Newspaper recycling resumes for Lions

Gore Pakeke Lions recycling convener Neil McPhail (left) and club member Doug Dixey are...
Gore Pakeke Lions recycling convener Neil McPhail (left) and club member Doug Dixey are encouraging residents to drop newspaper off at the factory where it can be recycled, rather than going out in the district’s red bin collection. PHOTO: SANDY EGGLESTON
The Gore Pakeke Lions are back in the paper recycling business as the price for recycled paper stabilises.

In February last year, the recycling factory the club runs in the town stopped collecting paper.

The market price for the paper had dropped so low the group had to pay to dispose of it.

Since 2010 about 200 tonnes of waste paper a year has been baled and sold for recycling at the Hokonui Dr premises.

Recycling convener Neil McPhail said it was great news the price had gone up.

"Last year we looked pretty mournful," Mr McPhail said.

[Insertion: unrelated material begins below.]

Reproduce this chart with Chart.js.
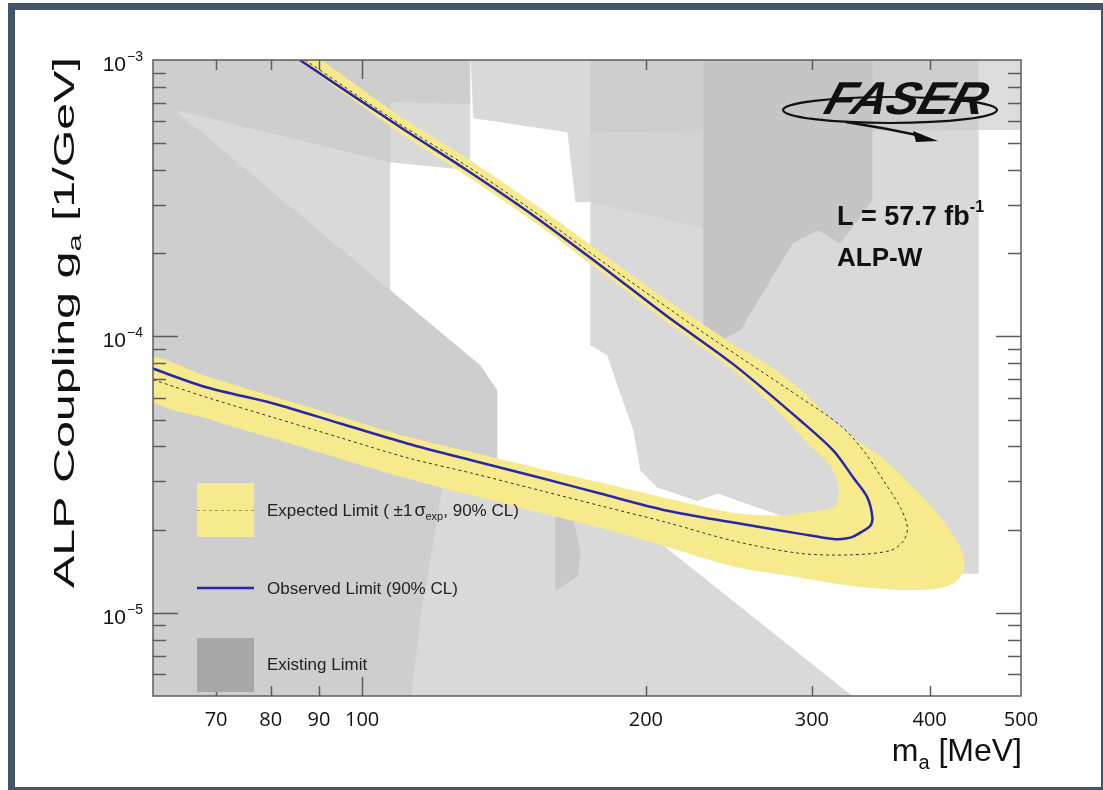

"Twelve months ago paper was valueless.

"Now we are looking to the public to bring their papers."

In March the payout reached $100 a tonne but the group waited to start processing the paper again.

"We hesitated just in case this was just a flash in the pan."

The price was guaranteed for three months.

The money the project made was channelled back into community projects and in 10 years that added up to about $800,000.

After the factory stopped collecting newspapers the only option was for residents to put them in the red rubbish bins.

It should save the Gore District Council money, as it no longer had to pay to dispose of the paper, he said.

"The more newspapers that go in here is less that go into the dump."

The factory had not stopped collecting cardboard and plastic wrap and in the past year had recycled 536 tonnes of cardboard and 41 tonnes of plastic.

The price of cardboard had also increased per tonne from $30 to $170.

Last year the group also started collecting aluminium cans.

"Our return has been about $800 or $900," Mr McPhail said.